DIRECTIONS: Reproduce precisely the lines of the listing below, starting with the line that contains "Clone this chart in seaborn and matplotlib." and stopping after the line that contains "import seaborn as sns"; include nothing else.

DATASET RECORDS:
+===+

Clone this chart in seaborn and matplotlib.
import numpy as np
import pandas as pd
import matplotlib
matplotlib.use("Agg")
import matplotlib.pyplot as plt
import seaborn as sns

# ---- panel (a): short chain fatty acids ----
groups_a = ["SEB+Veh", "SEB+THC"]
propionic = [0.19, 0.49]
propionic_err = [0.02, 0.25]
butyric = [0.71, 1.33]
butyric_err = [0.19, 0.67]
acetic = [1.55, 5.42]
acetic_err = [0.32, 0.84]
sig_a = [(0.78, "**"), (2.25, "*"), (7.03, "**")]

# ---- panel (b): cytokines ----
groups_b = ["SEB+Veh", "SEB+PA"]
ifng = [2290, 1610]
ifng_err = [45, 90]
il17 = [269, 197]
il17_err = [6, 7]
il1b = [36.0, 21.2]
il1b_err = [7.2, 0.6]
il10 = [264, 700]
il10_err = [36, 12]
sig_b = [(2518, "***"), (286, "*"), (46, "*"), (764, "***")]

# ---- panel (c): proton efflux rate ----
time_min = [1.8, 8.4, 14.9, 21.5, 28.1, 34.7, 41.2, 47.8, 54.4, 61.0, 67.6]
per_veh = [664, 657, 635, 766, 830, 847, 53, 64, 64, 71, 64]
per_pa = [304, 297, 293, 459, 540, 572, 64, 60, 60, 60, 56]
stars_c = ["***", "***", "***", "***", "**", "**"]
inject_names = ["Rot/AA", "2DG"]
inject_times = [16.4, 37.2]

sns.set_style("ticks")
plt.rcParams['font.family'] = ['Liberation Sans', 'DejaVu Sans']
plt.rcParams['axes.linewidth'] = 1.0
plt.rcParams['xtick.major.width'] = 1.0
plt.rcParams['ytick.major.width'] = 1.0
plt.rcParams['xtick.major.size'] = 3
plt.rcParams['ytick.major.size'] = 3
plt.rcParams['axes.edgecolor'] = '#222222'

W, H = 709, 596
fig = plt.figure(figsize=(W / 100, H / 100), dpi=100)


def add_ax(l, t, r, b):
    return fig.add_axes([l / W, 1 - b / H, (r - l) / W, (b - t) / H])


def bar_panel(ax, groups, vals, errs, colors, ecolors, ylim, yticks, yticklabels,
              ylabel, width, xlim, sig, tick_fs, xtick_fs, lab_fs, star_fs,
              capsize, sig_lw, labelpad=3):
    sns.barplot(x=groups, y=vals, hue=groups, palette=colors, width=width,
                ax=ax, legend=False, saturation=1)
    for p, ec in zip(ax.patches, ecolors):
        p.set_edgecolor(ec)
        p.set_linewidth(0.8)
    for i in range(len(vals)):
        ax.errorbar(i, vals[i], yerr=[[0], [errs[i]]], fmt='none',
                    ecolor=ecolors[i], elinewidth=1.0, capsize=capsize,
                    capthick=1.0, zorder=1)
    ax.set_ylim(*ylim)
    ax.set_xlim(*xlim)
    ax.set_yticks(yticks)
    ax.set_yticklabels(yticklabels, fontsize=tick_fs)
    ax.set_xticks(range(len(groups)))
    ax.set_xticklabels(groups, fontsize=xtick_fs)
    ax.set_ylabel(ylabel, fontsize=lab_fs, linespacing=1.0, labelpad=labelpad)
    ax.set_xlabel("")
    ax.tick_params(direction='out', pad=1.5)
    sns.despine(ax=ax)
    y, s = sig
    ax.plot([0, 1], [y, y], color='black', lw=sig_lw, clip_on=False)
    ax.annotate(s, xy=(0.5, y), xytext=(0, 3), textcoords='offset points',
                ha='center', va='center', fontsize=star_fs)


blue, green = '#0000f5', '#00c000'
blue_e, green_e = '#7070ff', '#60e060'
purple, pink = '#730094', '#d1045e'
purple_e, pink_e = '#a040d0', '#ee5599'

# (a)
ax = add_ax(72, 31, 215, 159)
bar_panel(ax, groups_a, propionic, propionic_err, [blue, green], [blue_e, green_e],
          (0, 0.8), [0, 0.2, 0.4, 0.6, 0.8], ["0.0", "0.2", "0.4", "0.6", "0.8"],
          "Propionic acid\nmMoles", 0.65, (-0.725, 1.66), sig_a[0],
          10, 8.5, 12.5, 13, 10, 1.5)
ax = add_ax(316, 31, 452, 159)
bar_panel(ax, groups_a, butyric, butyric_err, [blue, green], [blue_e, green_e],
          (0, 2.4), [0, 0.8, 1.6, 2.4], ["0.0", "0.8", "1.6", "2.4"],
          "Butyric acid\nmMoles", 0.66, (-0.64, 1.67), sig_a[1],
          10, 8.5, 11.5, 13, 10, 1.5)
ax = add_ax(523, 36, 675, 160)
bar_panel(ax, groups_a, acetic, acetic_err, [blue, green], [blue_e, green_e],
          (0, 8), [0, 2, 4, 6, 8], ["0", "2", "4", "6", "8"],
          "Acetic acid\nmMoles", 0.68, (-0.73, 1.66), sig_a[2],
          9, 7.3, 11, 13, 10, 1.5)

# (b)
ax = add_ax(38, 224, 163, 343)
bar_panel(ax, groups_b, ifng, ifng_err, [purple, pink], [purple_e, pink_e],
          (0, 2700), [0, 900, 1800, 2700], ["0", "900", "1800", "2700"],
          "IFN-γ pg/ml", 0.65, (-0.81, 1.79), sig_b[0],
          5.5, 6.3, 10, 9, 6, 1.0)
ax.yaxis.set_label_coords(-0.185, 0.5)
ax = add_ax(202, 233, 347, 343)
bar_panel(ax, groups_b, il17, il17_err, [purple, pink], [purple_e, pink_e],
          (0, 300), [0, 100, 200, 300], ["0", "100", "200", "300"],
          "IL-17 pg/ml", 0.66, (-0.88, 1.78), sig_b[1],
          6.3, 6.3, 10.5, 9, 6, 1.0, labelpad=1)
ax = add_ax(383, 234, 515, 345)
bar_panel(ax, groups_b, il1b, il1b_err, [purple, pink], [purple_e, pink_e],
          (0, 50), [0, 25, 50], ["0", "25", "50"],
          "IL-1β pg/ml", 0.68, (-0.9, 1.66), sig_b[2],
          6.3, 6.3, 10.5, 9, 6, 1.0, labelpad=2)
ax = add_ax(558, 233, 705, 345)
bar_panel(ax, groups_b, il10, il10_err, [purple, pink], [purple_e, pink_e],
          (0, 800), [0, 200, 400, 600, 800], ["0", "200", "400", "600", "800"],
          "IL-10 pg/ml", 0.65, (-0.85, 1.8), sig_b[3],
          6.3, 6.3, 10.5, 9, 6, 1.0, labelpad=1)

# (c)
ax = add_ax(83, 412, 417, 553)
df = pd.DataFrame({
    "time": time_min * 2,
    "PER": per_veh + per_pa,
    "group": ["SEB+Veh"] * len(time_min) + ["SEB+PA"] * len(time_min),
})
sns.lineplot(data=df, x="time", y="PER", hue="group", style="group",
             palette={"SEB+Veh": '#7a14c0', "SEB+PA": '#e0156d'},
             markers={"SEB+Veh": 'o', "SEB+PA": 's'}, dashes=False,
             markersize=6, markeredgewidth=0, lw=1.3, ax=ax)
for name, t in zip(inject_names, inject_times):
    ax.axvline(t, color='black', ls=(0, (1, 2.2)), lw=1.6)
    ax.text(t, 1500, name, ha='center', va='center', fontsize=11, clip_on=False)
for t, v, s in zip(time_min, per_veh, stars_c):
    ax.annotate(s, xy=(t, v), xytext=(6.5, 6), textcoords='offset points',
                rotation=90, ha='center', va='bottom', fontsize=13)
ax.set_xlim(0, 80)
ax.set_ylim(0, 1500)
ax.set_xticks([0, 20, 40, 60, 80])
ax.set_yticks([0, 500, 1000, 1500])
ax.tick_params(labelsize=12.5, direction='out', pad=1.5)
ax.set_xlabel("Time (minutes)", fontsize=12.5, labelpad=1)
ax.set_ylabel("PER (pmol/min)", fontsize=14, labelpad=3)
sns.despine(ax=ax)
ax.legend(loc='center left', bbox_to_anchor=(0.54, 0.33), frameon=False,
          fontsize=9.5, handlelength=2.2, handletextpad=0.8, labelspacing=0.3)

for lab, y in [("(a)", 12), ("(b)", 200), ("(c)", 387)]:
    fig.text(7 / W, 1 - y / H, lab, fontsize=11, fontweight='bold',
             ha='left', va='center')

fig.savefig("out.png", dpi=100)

+===+

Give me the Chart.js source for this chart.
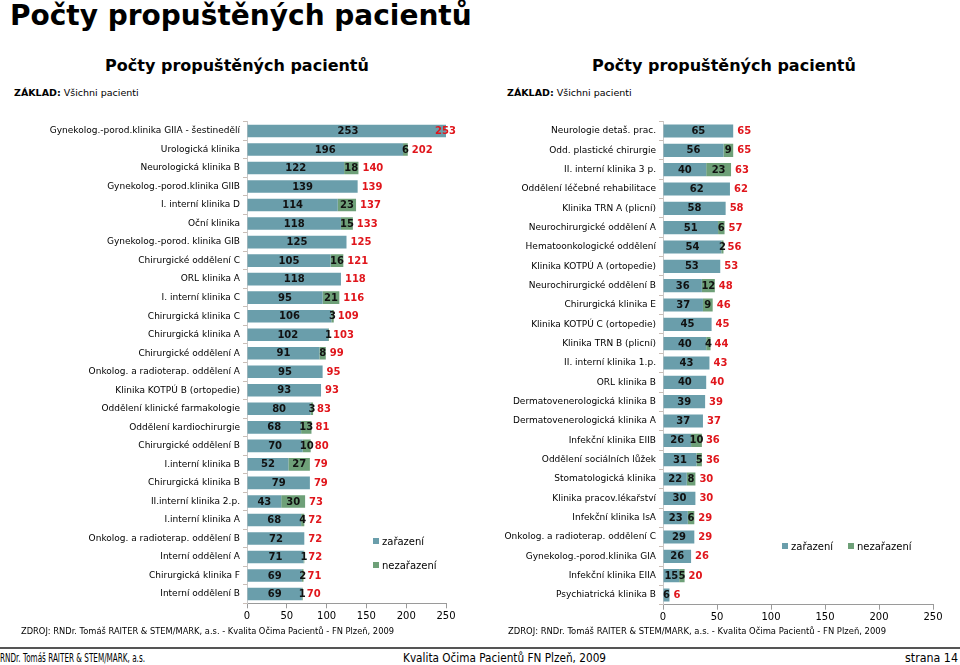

+===+

SOLUTION TO THE PROBLEM:
Clone this chart in seaborn and matplotlib.
import numpy as np
import pandas as pd
import matplotlib
matplotlib.use("Agg")
import matplotlib.pyplot as plt
import seaborn as sns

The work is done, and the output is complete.